Portfolio manager walks through how higher real rates, hawkish central banks, and receding inflation drivers could impact the sector
With record-high inflation readings dominating economic headlines, it’s no surprise that the consensus outlook for higher interest rates is growing stronger. For investors and portfolio managers, one big question is whether that could throw growth sectors off-course – including the healthcare innovation space.
“Broadly speaking, there’s a narrative that rising rates impact growth stocks,” says Mike Clare, vice president and portfolio manager at Brompton Funds. “But I think the reality is a little more nuanced than that.”
The conventional wisdom, Clare explains, is that as rising rates go up, so does the discount rate investors apply to growth stocks. And because growth stocks have such long-term cash flow, those moves significantly impact their current valuation, causing the stock prices to deflate.
But the yield on the U.S. 10-year Treasury, he said, has gone up about 50 basis points since last summer. Over that same period, the 30-year has climbed only about 20 basis points; looking further back to last spring, it’s actually lower today. Meanwhile, healthcare innovation companies have come down: he points to Teladoc as an example, noting how it sits at around 75% below its all-time-highs.
From a technical perspective, he notes that the discount rate applied to growth companies consists of the risk-free rate and the risk spread. In a low-interest rate environment, the risk-free rate is compressed, and the spread matters more. But when rates start to trickle higher, that takes away some of the appeal associated with the risk spread.
“A rise in rates makes these alternatives to growth – whether that’s financials, industrials, or energy, which are some of the sectors that have done well lately – look quite a bit better,” Clare says. “It's more like multiple compression that's causing these [growth] stocks to sell off.”

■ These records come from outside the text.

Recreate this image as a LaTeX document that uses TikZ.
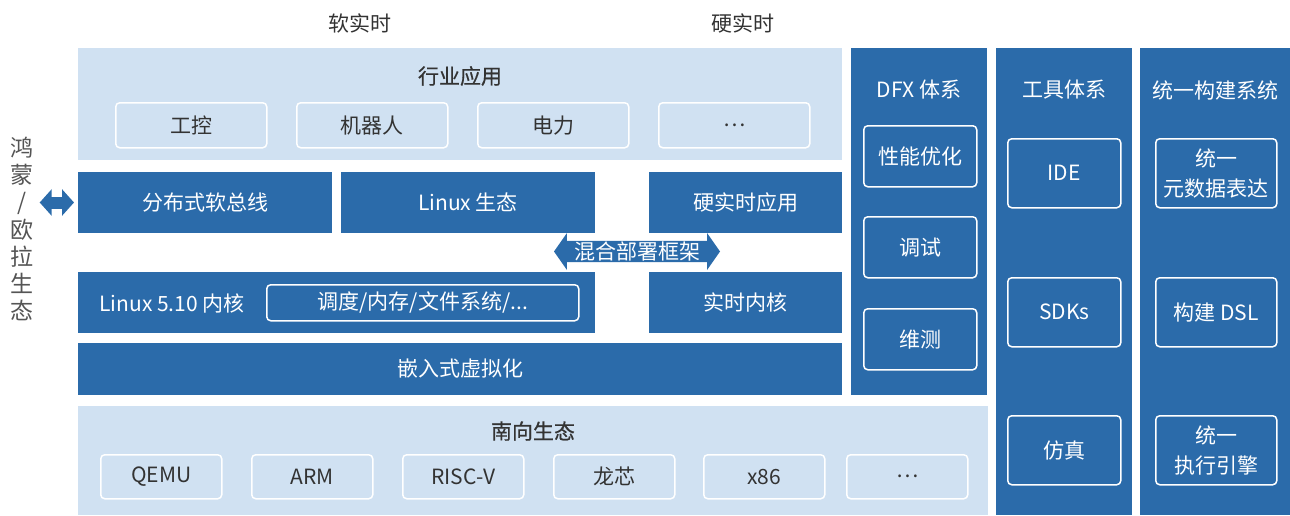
\documentclass[tikz,border=0pt]{standalone}
\usepackage{fontspec}
\setmainfont{Noto Sans CJK SC}
\newfontfamily\headfont[FakeBold=0.5]{Noto Sans CJK SC}
\usetikzlibrary{shapes.arrows,arrows.meta}
\definecolor{deepblue}{HTML}{2B6BAA}
\definecolor{paleblue}{HTML}{D0E1F2}
\definecolor{inkgray}{HTML}{333333}
\definecolor{sidegray}{HTML}{555555}
\tikzset{
  panel/.style={fill=paleblue, anchor=north west, inner sep=0pt, outer sep=0pt},
  block/.style={fill=deepblue, text=white, anchor=north west, inner sep=0pt, outer sep=0pt},
  lightitem/.style={draw=white, line width=1.5pt, rounded corners=4pt, text=inkgray, anchor=north west, inner sep=0pt},
  darkitem/.style={draw=white, line width=1.5pt, rounded corners=4pt, text=white, align=center, anchor=north west, inner sep=0pt},
  layertitle/.style={text=inkgray, font=\headfont\fontsize{21}{25}\selectfont},
  mixarrow/.style={double arrow, fill=deepblue, text=white, inner sep=0pt, minimum height=166pt, minimum width=37pt,
    double arrow head extend=7.5pt, double arrow tip angle=110},
  sidearrow/.style={draw=deepblue, line width=12pt, {Triangle[width=26pt,length=12pt]}-{Triangle[width=26pt,length=12pt]}}
}
\begin{document}
\begin{tikzpicture}[x=1pt, y=-1pt, every node/.style={font=\fontsize{21}{26}\selectfont}]
  \useasboundingbox (0,0) rectangle (1290,515);
  \node[text=inkgray] (soft) at (360,23) {软实时};
  \node[text=inkgray] (hard) at (743,23) {硬实时};
  \node[panel, minimum width=764pt, minimum height=112pt] (apps) at (78,48) {};
  \node[layertitle] (appstitle) at (460,76) {行业应用};
  \foreach \lbl [count=\i from 0] in {工控,机器人,电力,…}
    \node[lightitem, minimum width=151pt, minimum height=45pt] (app\i) at (115+181*\i,102) {\lbl};
  \node[block, minimum width=254pt, minimum height=61pt] (bus) at (78,172) {分布式软总线};
  \node[block, minimum width=254pt, minimum height=61pt] (linuxeco) at (341,172) {Linux 生态};
  \node[block, minimum width=193pt, minimum height=61pt] (hardapp) at (649,172) {硬实时应用};
  \node[block, minimum width=517pt, minimum height=61pt] (kernel) at (78,272) {};
  \node[text=white] (kernellbl) at (172,303) {Linux 5.10 内核};
  \node[darkitem, minimum width=312pt, minimum height=36pt] (subsys) at (266,284) {调度/内存/文件系统/...};
  \node[block, minimum width=193pt, minimum height=61pt] (rtkernel) at (649,272) {实时内核};
  \node[block, minimum width=764pt, minimum height=52pt] (virt) at (78,343) {嵌入式虚拟化};
  \node[mixarrow] (mix) at (637,251.5) {混合部署框架};
  \node[panel, minimum width=910pt, minimum height=109pt] (south) at (78,406) {};
  \node[layertitle] (southtitle) at (533,431) {南向生态};
  \foreach \lbl/\x [count=\i] in {QEMU/100,ARM/251,RISC-V/402,龙芯/553,x86/703,…/846}
    \node[lightitem, minimum width=121pt, minimum height=44pt] (arch\i) at (\x,454) {\lbl};
  \node[block, minimum width=136pt, minimum height=347pt] (dfx) at (851,48) {};
  \node[text=white] (dfxtitle) at (919,90) {DFX 体系};
  \foreach \lbl/\y [count=\i] in {性能优化/125,调试/216,维测/308}
    \node[darkitem, minimum width=113pt, minimum height=61pt] (dfx\i) at (863,\y) {\lbl};
  \node[block, minimum width=136pt, minimum height=467pt] (tools) at (996,48) {};
  \node[text=white] (toolstitle) at (1064,90) {工具体系};
  \foreach \lbl/\y [count=\i] in {IDE/138,SDKs/277,仿真/415}
    \node[darkitem, minimum width=113pt, minimum height=69pt] (tool\i) at (1007,\y) {\lbl};
  \node[block, minimum width=150pt, minimum height=467pt] (build) at (1140,48) {};
  \node[text=white] (buildtitle) at (1215,90) {统一构建系统};
  \foreach \lbl/\y [count=\i] in {{统一\\元数据表达}/138,构建 DSL/277,{统一\\执行引擎}/415}
    \node[darkitem, minimum width=121pt, minimum height=69pt, font=\fontsize{21}{30}\selectfont] (build\i) at (1155,\y) {\lbl};
  \node[text=sidegray, align=center, inner sep=0pt, font=\fontsize{23}{27.3}\selectfont] (eco) at (22,229) {鸿\\蒙\\/\\欧\\拉\\生\\态};
  \draw[sidearrow, shorten <=6pt, shorten >=4pt] (eco.east |- bus.west) -- (bus.west);
\end{tikzpicture}
\end{document}
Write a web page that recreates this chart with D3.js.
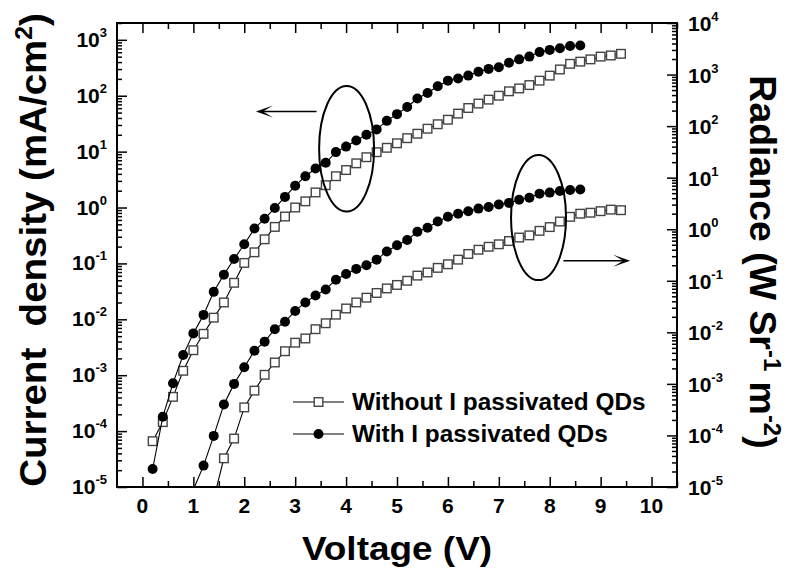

Looking back to last February, he says healthcare innovation stocks likely “got a little ahead of themselves,” and today the market is rotating. Fund flows are shifting away from growth and innovation, and going into sectors that have been unappreciated like banks, industrials, and energy.
But he sees a different story playing out across the broad healthcare space. Historically speaking, he says it’s been one of the few sectors to outperform both when real interest rates rise and when inflation expectations come down. As it happens, both scenarios are in the cards this year.
“The Federal Reserve is expected to hike three or four times this year, and we could see as many as six hikes from the Bank of Canada. So rate expectations are trending higher,” Clare says. “At the same time, I think inflation is very likely going to moderate in the second half of this year.”
The most recent reading out of the U.S. shows inflation accelerated to 7% year-on-year in December, a four-decade high. Clare believes the factors driving that increase – supply chain bottlenecks, federal budget deficits, and COVID-driven spending on goods at the expense of services, to name some – are likely on their way toward reversing. Because of that, he hazards that by the fourth quarter of 2022, inflation will moderate back from the extremes the world has been seeing lately.
“With rates going higher and inflation expectations declining, real rates are going up,” he says. “Historically, healthcare has benefited from that type of environment, and we’re seeing that not just among pharma names, but also in biotech and medical equipment subgroups as well. So I think from a macro standpoint, things are set up pretty well for healthcare this year.”
Another sign of things to come, he says, is a building rotation from growth to value stocks. With the U.S. Healthcare Index trading at a 21% discount relative to the S&P 500 from a price-earnings perspective, compared to the 6% relative premium it’s averaged over the past 30 years, he argues healthcare stocks are a true value sector right now.
To put it in historical context, he says the broad healthcare space is trading roughly where it was in 2009, when the Affordable Care Act was a point of concern, and in the early ‘90s when former U.S. President Bill Clinton was first elected and healthcare reform was in focus. He estimates that healthcare stocks have been this cheap or cheaper relative to the market only 5% of the time over the past 30 years.
“I think when you take that into consideration, along with the broad tailwinds for healthcare, businesses coming back post-COVID, and the expectations around rates and inflation, everything is lining up well for the sector in 2022,” Clare says.